The problem:
The lines to extract run from the first line of the material below to the line containing "(34,694) -- (1281,694);", both included; leave the pictures behind.

Supplied material:
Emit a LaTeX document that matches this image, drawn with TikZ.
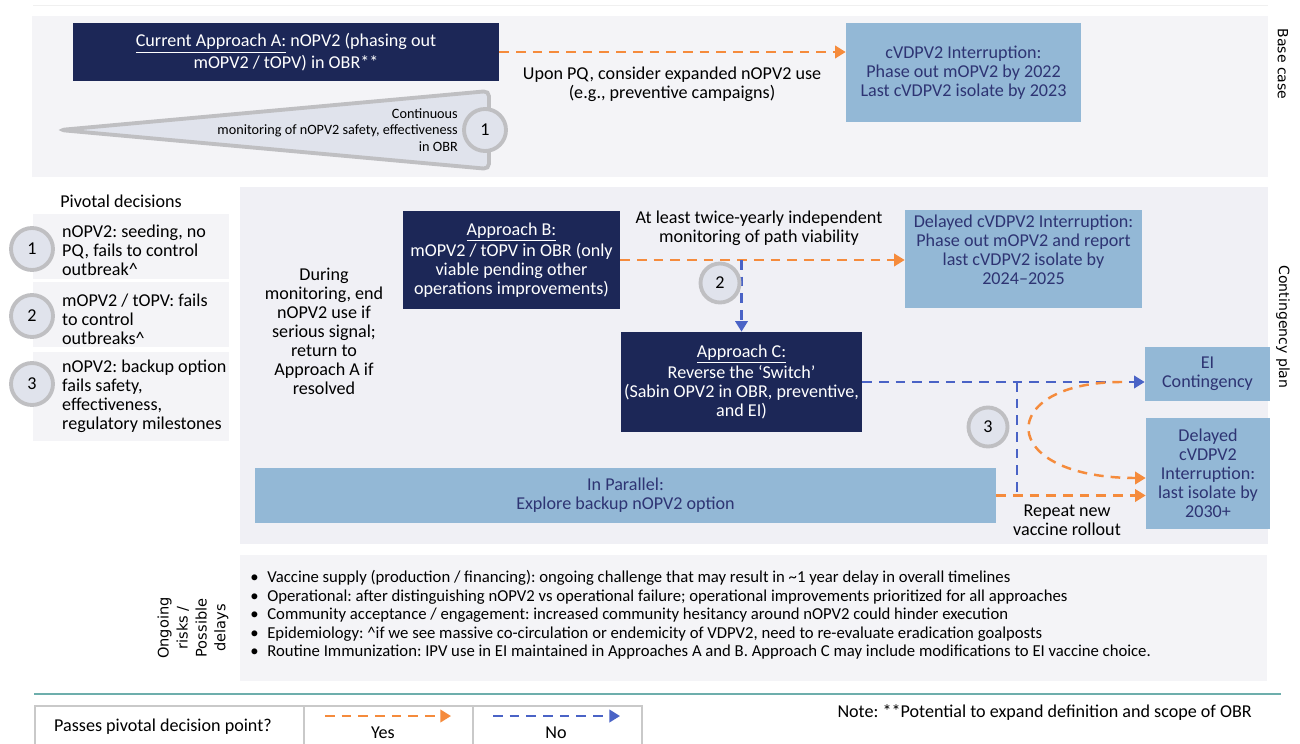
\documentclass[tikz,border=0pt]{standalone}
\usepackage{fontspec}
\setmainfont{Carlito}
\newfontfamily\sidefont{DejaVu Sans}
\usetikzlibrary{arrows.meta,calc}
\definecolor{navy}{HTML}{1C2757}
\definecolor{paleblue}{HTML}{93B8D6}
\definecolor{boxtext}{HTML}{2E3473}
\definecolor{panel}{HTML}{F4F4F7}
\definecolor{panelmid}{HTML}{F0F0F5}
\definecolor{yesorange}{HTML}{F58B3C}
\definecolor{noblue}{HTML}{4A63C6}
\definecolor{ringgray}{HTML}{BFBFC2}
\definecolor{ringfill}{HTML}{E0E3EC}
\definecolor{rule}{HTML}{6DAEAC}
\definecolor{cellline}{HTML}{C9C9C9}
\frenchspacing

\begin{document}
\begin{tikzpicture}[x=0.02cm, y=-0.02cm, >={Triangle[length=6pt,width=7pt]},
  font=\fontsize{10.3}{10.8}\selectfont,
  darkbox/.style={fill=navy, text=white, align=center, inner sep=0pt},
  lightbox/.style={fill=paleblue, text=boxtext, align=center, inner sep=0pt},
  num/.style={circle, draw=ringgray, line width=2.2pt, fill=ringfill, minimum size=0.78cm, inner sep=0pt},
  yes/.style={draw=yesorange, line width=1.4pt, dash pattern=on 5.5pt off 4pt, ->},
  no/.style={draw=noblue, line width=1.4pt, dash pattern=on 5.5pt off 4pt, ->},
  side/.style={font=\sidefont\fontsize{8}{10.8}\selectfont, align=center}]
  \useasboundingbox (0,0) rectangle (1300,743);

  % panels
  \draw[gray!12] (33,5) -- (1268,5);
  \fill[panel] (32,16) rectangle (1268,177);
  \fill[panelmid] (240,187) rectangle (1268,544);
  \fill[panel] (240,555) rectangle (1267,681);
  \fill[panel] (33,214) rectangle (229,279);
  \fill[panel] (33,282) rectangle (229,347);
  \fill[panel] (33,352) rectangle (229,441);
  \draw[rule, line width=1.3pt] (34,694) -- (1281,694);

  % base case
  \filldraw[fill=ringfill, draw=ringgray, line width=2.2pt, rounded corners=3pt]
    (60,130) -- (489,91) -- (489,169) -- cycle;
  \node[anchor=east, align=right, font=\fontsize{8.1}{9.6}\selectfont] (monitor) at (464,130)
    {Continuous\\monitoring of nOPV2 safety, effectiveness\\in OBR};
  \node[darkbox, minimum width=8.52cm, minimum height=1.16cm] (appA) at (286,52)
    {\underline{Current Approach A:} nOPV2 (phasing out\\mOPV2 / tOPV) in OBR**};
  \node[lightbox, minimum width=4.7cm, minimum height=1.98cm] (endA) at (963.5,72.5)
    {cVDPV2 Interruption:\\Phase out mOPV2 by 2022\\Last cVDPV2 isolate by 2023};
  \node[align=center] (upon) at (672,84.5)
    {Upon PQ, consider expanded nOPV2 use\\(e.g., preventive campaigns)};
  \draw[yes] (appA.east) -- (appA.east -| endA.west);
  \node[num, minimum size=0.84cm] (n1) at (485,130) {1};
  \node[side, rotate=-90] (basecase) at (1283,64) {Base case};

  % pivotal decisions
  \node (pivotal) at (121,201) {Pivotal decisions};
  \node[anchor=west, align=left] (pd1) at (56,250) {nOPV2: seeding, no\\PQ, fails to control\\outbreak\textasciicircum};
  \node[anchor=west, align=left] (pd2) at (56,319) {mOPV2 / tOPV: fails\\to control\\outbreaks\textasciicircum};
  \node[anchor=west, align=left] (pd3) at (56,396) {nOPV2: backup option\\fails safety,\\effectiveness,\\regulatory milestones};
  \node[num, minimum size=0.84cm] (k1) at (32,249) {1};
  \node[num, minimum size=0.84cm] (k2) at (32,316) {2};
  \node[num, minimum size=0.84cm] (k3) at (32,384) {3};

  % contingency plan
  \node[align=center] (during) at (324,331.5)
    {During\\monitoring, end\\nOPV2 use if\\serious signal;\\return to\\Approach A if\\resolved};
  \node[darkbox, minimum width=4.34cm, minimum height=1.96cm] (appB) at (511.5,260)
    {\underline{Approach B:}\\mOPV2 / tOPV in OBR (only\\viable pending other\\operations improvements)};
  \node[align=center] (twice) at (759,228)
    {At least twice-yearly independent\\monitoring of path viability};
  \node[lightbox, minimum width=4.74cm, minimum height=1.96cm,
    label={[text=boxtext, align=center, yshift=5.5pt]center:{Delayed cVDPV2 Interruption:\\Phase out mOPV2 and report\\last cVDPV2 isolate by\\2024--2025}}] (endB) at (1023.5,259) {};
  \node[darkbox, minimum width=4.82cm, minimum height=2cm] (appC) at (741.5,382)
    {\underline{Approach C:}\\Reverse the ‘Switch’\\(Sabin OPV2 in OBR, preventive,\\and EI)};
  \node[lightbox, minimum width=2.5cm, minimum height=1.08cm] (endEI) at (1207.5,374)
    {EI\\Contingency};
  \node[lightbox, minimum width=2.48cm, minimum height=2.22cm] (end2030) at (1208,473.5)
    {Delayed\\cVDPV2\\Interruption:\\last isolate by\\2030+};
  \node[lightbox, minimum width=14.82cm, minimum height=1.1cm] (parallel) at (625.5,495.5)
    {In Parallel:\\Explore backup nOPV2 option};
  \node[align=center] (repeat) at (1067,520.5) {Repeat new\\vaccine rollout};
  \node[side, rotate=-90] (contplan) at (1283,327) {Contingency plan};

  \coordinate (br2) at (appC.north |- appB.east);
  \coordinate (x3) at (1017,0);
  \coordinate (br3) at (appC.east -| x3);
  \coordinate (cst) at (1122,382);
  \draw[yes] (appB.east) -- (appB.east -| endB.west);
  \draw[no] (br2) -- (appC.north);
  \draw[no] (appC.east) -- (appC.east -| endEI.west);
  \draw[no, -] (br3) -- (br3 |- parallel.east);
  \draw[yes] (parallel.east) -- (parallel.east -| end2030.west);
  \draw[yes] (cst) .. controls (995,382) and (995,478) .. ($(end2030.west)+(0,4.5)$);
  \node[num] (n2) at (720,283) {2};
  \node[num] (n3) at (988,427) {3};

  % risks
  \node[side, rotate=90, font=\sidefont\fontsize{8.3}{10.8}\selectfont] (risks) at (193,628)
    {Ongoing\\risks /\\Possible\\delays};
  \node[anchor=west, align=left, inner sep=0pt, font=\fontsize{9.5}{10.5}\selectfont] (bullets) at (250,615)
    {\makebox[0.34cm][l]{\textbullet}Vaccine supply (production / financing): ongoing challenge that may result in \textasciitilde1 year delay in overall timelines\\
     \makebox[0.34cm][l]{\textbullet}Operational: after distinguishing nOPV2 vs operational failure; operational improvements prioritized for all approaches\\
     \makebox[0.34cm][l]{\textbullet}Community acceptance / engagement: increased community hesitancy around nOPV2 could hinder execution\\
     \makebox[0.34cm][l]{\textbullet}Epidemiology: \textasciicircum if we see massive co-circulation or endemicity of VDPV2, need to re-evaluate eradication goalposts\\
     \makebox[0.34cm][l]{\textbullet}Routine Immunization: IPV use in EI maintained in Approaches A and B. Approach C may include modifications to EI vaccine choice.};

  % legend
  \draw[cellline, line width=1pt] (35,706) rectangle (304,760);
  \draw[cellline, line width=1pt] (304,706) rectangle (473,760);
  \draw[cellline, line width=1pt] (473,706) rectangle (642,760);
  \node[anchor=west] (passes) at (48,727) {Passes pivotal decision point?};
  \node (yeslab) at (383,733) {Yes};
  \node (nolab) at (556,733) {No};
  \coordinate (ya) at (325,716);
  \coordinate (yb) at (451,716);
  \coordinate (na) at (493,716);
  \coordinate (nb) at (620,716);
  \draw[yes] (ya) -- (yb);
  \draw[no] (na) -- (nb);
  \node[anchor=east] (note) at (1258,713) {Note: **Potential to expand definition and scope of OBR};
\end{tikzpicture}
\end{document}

Written response:
Emit a LaTeX document that matches this image, drawn with TikZ.
\documentclass[tikz,border=0pt]{standalone}
\usepackage{fontspec}
\setmainfont{Carlito}
\newfontfamily\sidefont{DejaVu Sans}
\usetikzlibrary{arrows.meta,calc}
\definecolor{navy}{HTML}{1C2757}
\definecolor{paleblue}{HTML}{93B8D6}
\definecolor{boxtext}{HTML}{2E3473}
\definecolor{panel}{HTML}{F4F4F7}
\definecolor{panelmid}{HTML}{F0F0F5}
\definecolor{yesorange}{HTML}{F58B3C}
\definecolor{noblue}{HTML}{4A63C6}
\definecolor{ringgray}{HTML}{BFBFC2}
\definecolor{ringfill}{HTML}{E0E3EC}
\definecolor{rule}{HTML}{6DAEAC}
\definecolor{cellline}{HTML}{C9C9C9}
\frenchspacing

\begin{document}
\begin{tikzpicture}[x=0.02cm, y=-0.02cm, >={Triangle[length=6pt,width=7pt]},
  font=\fontsize{10.3}{10.8}\selectfont,
  darkbox/.style={fill=navy, text=white, align=center, inner sep=0pt},
  lightbox/.style={fill=paleblue, text=boxtext, align=center, inner sep=0pt},
  num/.style={circle, draw=ringgray, line width=2.2pt, fill=ringfill, minimum size=0.78cm, inner sep=0pt},
  yes/.style={draw=yesorange, line width=1.4pt, dash pattern=on 5.5pt off 4pt, ->},
  no/.style={draw=noblue, line width=1.4pt, dash pattern=on 5.5pt off 4pt, ->},
  side/.style={font=\sidefont\fontsize{8}{10.8}\selectfont, align=center}]
  \useasboundingbox (0,0) rectangle (1300,743);

  % panels
  \draw[gray!12] (33,5) -- (1268,5);
  \fill[panel] (32,16) rectangle (1268,177);
  \fill[panelmid] (240,187) rectangle (1268,544);
  \fill[panel] (240,555) rectangle (1267,681);
  \fill[panel] (33,214) rectangle (229,279);
  \fill[panel] (33,282) rectangle (229,347);
  \fill[panel] (33,352) rectangle (229,441);
  \draw[rule, line width=1.3pt] (34,694) -- (1281,694);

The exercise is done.